Ag fintech in Latin America got a boost recently when US- and Brazil-based Traive, a technology platform that helps farmers access capital, announced its $17 million Series A fundraise. Traive says this is one of the largest-ever fundings closed in Brazil for ag-related fintech.
The round was led by SP Ventures — which also led Traive’s 2020 pre-series A round — and Astella. Tiger Global Management, Bread and Butter Ventures, Minerva VC, Syngenta Group Ventures, Serasa Experian VC, and CSN Inova Ventures also participated.
Founded in 2018 as a research project out of the Massachusetts Institute of Technology, Traive wants to close the informational gap between farmers trying to access capital and the lenders supplying it. Through the company’s platform, ag supply chain businesses can access financial products and services to provide farmers with working capital loans. In addition to centralizing all the steps of a farmer’s credit journey in one digital location, Traive also uses algorithms and data to offer a layer of real-time risk assessment.
“A lot of our technology is about putting together all the value proposition of the credit journey in one single place,” CEO Fabricio Pezente tells AFN. He adds that one way to provide faster and more precise risk assessment for farmers is to “put in their hands some sort of technology that allows them to communicate with the lenders on the other side.” To that end, potential lenders can receive a credit application, collect documents and data, analyze risk assessment, approve or reject the loan, and even pay it through Traive’s online platform.

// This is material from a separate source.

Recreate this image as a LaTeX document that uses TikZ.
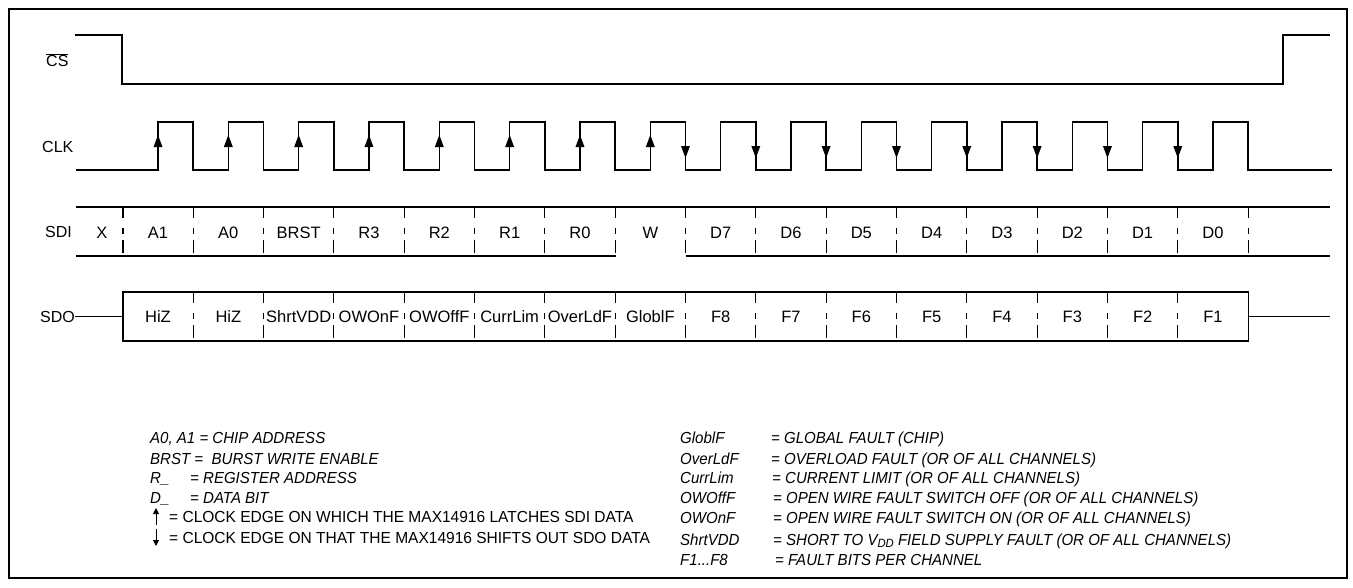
\documentclass[tikz,border=0pt]{standalone}
\usepackage{fontspec}
\setmainfont{Liberation Sans}
\newfontfamily\legfont[FakeStretch=0.94]{Liberation Sans}
\newfontfamily\legfontb[FakeStretch=0.97]{Liberation Sans}
\usetikzlibrary{arrows.meta}
\begin{document}
\begin{tikzpicture}[x=1pt,y=-1pt,
  sig/.style={line width=1.4pt, line join=miter},
  sepline/.style={line width=1.1pt, dash pattern=on 11pt off 10pt on 6pt off 6pt on 13pt off 3pt},
  lbl/.style={font=\fontsize{16}{19}\selectfont, inner sep=0pt},
  bit/.style={font=\fontsize{16.5}{19}\selectfont, inner sep=0pt, anchor=base},
  leg/.style={font=\legfont\fontsize{16}{19}\selectfont\itshape, inner sep=0pt, anchor=base west},
  legup/.style={font=\legfontb\fontsize{16}{19}\selectfont, inner sep=0pt, anchor=base west},
  legarrow/.style={line width=1pt, -{Triangle[length=6pt,width=6pt]}},
  edgetri/.style={fill=black}
]
\useasboundingbox (0,0) rectangle (1353,587);
\draw[line width=2pt] (9,9) rectangle (1347,578);

% ---- CS ----
\node[lbl, anchor=west] (cs) at (46,60) {$\overline{\hbox{CS}}$};
\draw[sig] (75,35) -- (122,35) -- (122,84) -- (1283,84) -- (1283,35) -- (1330,35);

% ---- CLK ----
\node[lbl, anchor=west] (clk) at (42,147) {CLK};
\draw[sig] (76,170)
  \foreach \k in {0,...,15} {
    -- ({158+70.33*\k},170) -- ({158+70.33*\k},122)
    -- ({193.17+70.33*\k},122) -- ({193.17+70.33*\k},170)
  } -- (1332,170);
\foreach \k in {0,...,7} {
  \fill[edgetri] ({158+70.33*\k},135) -- ({158+70.33*\k-4.5},147) -- ({158+70.33*\k+4.5},147) -- cycle;
}
\foreach \k in {7,...,14} {
  \fill[edgetri] ({193.17+70.33*\k},158) -- ({193.17+70.33*\k-4.5},146) -- ({193.17+70.33*\k+4.5},146) -- cycle;
}

% ---- SDI ----
\node[lbl, anchor=west] (sdi) at (45,232) {SDI};
\draw[sig] (76,207) -- (1330,207);
\draw[sig] (76,256) -- (615.5,256);
\draw[sig] (685.5,256) -- (1330,256);
\draw[sepline] (123,207) -- (123,256);
\foreach \k in {0,...,15} {
  \draw[sepline] ({193.17+70.33*\k},207) -- ({193.17+70.33*\k},256);
}
\node[bit] (sdix) at (102,238) {X};
\foreach \t [count=\i from 0] in {A1,A0,BRST,R3,R2,R1,R0,W,D7,D6,D5,D4,D3,D2,D1,D0} {
  \node[bit] (sdib\i) at ({158+70.33*\i},238) {\t};
}

% ---- SDO ----
\node[lbl, anchor=east] (sdo) at (75,316.5) {SDO};
\coordinate (sdoL) at (123,316.5);
\coordinate (sdoR) at (1248.2,316.5);
\coordinate (sdoEnd) at (1330,316.5);
\draw[sig] (sdo.east) -- (sdoL);
\draw[sig] (123,292) rectangle (1248.2,341);
\draw[sig] (sdoR) -- (sdoEnd);
\foreach \k in {0,...,14} {
  \draw[sepline] ({193.17+70.33*\k},292) -- ({193.17+70.33*\k},341);
}
\foreach \t [count=\i from 0] in {HiZ,HiZ,ShrtVDD,OWOnF,OWOffF,CurrLim,OverLdF,GloblF,F8,F7,F6,F5,F4,F3,F2,F1} {
  \node[bit] (sdob\i) at ({158+70.33*\i},322.5) {\t};
}

% ---- Legend left ----
\node[leg] (l1) at (150,443) {A0, A1 = CHIP ADDRESS};
\node[leg] (l2) at (150,464) {BRST =\ \ BURST WRITE ENABLE};
\node[leg] (l3a) at (150,483) {R\_};
\node[leg] (l3b) at (190,483) {= REGISTER ADDRESS};
\node[leg] (l4a) at (150,503) {D\_};
\node[leg] (l4b) at (190,503) {= DATA BIT};
\coordinate (upA) at (156,525);
\coordinate (upB) at (156,508);
\draw[legarrow] (upA) -- (upB);
\node[legup] (l5) at (169,522) {= CLOCK EDGE ON WHICH THE MAX14916 LATCHES SDI DATA};
\coordinate (dnA) at (156,529);
\coordinate (dnB) at (156,546);
\draw[legarrow] (dnA) -- (dnB);
\node[legup] (l6) at (169,543) {= CLOCK EDGE ON THAT THE MAX14916 SHIFTS OUT SDO DATA};

% ---- Legend right ----
\node[leg] (r1a) at (680,443) {GloblF};
\node[leg] (r1b) at (771,443) {= GLOBAL FAULT (CHIP)};
\node[leg] (r2a) at (680,464) {OverLdF};
\node[leg] (r2b) at (771,464) {= OVERLOAD FAULT (OR OF ALL CHANNELS)};
\node[leg] (r3a) at (680,483) {CurrLim};
\node[leg] (r3b) at (772,483) {= CURRENT LIMIT (OR OF ALL CHANNELS)};
\node[leg] (r4a) at (680,503) {OWOffF};
\node[leg] (r4b) at (773,503) {= OPEN WIRE FAULT SWITCH OFF (OR OF ALL CHANNELS)};
\node[leg] (r5a) at (680,523) {OWOnF};
\node[leg] (r5b) at (773,523) {= OPEN WIRE FAULT SWITCH ON (OR OF ALL CHANNELS)};
\node[leg] (r6a) at (680,545) {ShrtVDD};
\node[leg] (r6b) at (773,545) {= SHORT TO V\raisebox{-0.3ex}{\fontsize{12}{12}\selectfont DD} FIELD SUPPLY FAULT (OR OF ALL CHANNELS)};
\node[leg] (r7a) at (680,565) {F1...F8};
\node[leg] (r7b) at (775,565) {= FAULT BITS PER CHANNEL};
\end{tikzpicture}
\end{document}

Pezente calls this a “B2B2C” model. Traive’s direct clients are the lenders, not the farmers. The reason for this, according to Pezente, is “because lenders already have historical data,” making things like real-time risk assessment easier. Ultimately, giving the lenders faster access to information helps the farmers in their pursuit of capital.
Small- to medium-sized farmers form a major part of the backbone of the Brazilian economy, Pezente says. His company specifically targets those whose needs are too significant to be appropriate for microfinance or small loans, but too small for traditional banks.
“Anything lower than the top of the pyramid is our objective here,” he says of Traive’s potential farmer base. “The ‘smaller farm’ is not by ticket or by land size. This is about capital access.”
The $17 million Series A funding will be used to build out further products and services for the platform. This will include hiring more data scientists, enabling more data collection, and eventually developing a digital wallet. Pezente says Traive is going to become “a digital bank” in the ag fintech space, and is currently waiting on approval from the Brazilian central bank and working through regulatory steps.
The company also plans to branch out from lenders at some point and reach the farmers themselves, he adds. “Part of our product now is to extend [to] the farmer, meaning that the farmer can have access to a product that communicates with the lenders on the other side, giving information about how the crop season is going, taking pictures of the crops.”
In a statement, Francisco Jardim, partner at SP Ventures, said: “In the same way we created some of the best challenger banks, Brazil is constructing the world’s most advanced financial services industry for rural producers – and Traive is leading this new type of business.”
The startup is currently based in the US and Brazil, though its platform largely serves farmers in the latter. Expanding to other markets is a possibility for the future, Pezente says, though bringing the product to the US will be the first order of business. The company’s goal is to do this next year.